[Instructions for the task]
Set the lines down again exactly, first line through the line that contains "import numpy as np", with no pictures.

[Data section]
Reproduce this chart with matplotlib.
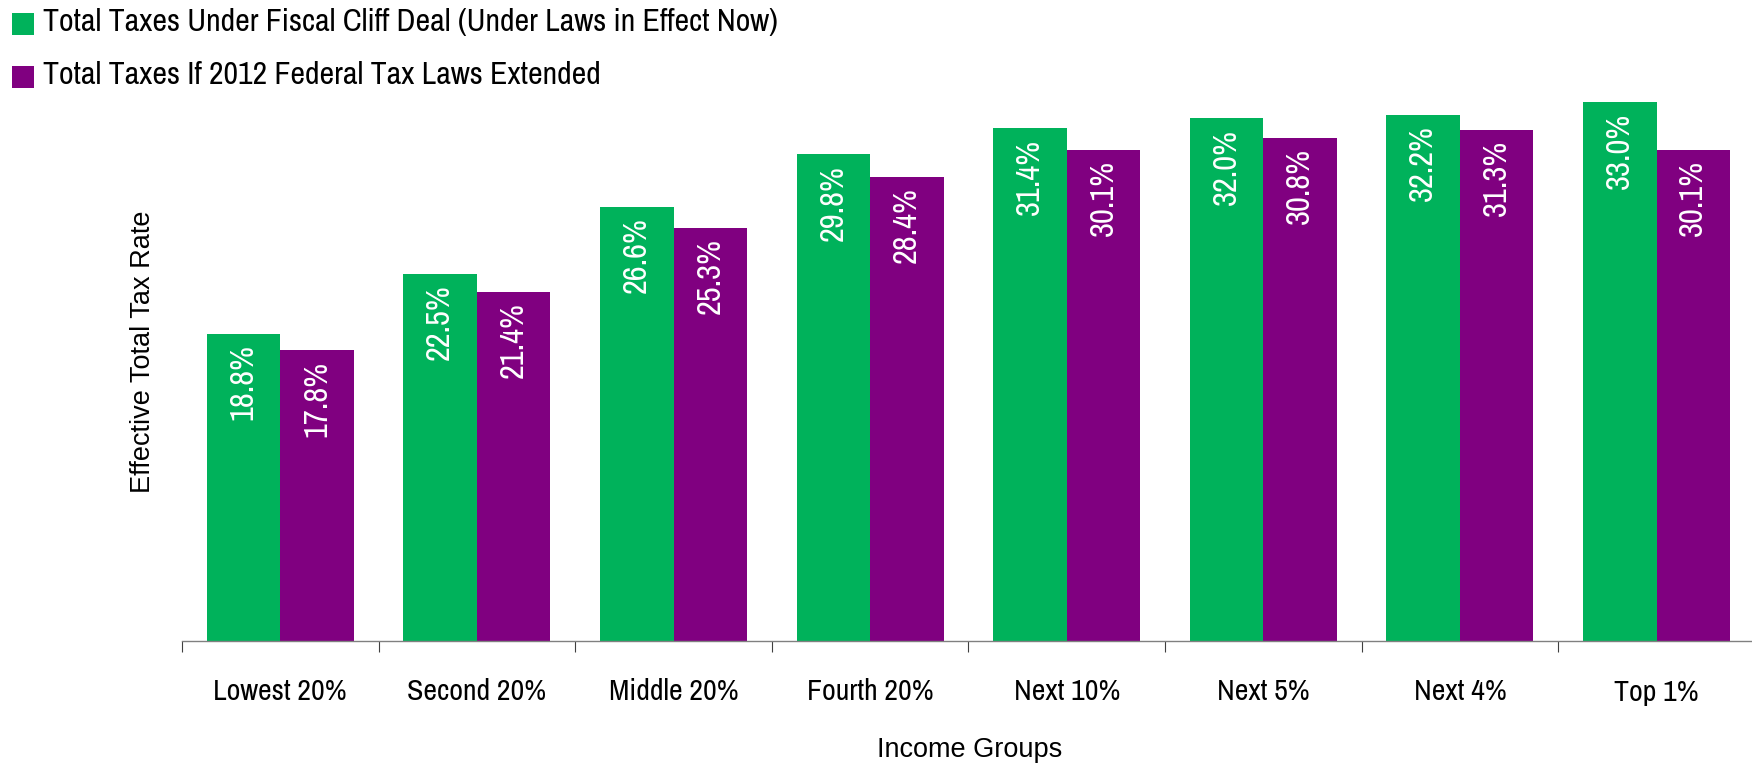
import matplotlib
matplotlib.use("Agg")
import matplotlib.pyplot as plt
from matplotlib.patches import Rectangle
import numpy as np

categories = ["Lowest 20%", "Second 20%", "Middle 20%", "Fourth 20%",
              "Next 10%", "Next 5%", "Next 4%", "Top 1%"]
fiscal_cliff = [18.8, 22.5, 26.6, 29.8, 31.4, 32.0, 32.2, 33.0]
extended_2012 = [17.8, 21.4, 25.3, 28.4, 30.1, 30.8, 31.3, 30.1]
series_labels = ["Total Taxes Under Fiscal Cliff Deal (Under Laws in Effect Now)",
                 "Total Taxes If 2012 Federal Tax Laws Extended"]
x_title = "Income Groups"
y_title = "Effective Total Tax Rate"

GREEN = "#00B25B"
PURPLE = "#800080"
NARROW = ["Archivo Narrow", "Liberation Sans", "DejaVu Sans"]
REG = ["Liberation Sans", "DejaVu Sans"]

W, H = 1752, 765
fig = plt.figure(figsize=(W / 100, H / 100), dpi=100)
ax = fig.add_axes([182 / W, 124 / H, 1570 / W, 571.5 / H])

x = np.arange(len(categories))
bw = 0.374
b1 = ax.bar(x - bw / 2, fiscal_cliff, bw, color=GREEN, linewidth=0)
b2 = ax.bar(x + bw / 2, extended_2012, bw, color=PURPLE, linewidth=0)

for bars, vals in ((b1, fiscal_cliff), (b2, extended_2012)):
    for r, v in zip(bars, vals):
        ax.annotate(f"{v:.1f}%", (r.get_x() + r.get_width() / 2, v),
                    xytext=(0, -7.5), textcoords="offset points",
                    rotation=90, ha="center", va="top", color="white",
                    fontsize=23.5, family=NARROW)

ax.set_xlim(-0.5, -0.5 + 1570 / 196.6)
ax.set_ylim(0, 35)
for s in ("left", "right", "top"):
    ax.spines[s].set_visible(False)
ax.spines["bottom"].set_color("#808080")
ax.spines["bottom"].set_linewidth(1.0)
ax.set_yticks([])
ax.set_xticks(x)
ax.set_xticklabels(categories, fontsize=21.5, family=NARROW)
ax.tick_params(axis="x", which="major", length=0, pad=27)
ax.set_xticks(np.arange(len(categories)) - 0.5, minor=True)
ax.tick_params(axis="x", which="minor", length=8, width=0.8, color="#404040")

fig.text(143 / W, 1 - 352 / H, y_title, rotation=90, ha="center", va="center",
         fontsize=19.5, family=REG)
fig.text(970 / W, 1 - 757 / H, x_title, ha="center", va="baseline",
         fontsize=19.5, family=REG)

# legend
for i, (lab, col) in enumerate(zip(series_labels, [GREEN, PURPLE])):
    top = 13 + i * 53
    fig.add_artist(Rectangle((12 / W, 1 - (top + 22) / H), 22 / W, 22 / H,
                             transform=fig.transFigure, color=col, lw=0))
    fig.text(43 / W, 1 - (31 + i * 53) / H, lab, ha="left", va="baseline",
             fontsize=23, family=NARROW)

fig.savefig("out.png", dpi=100)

[Final result]
Reproduce this chart with matplotlib.
import matplotlib
matplotlib.use("Agg")
import matplotlib.pyplot as plt
from matplotlib.patches import Rectangle
import numpy as np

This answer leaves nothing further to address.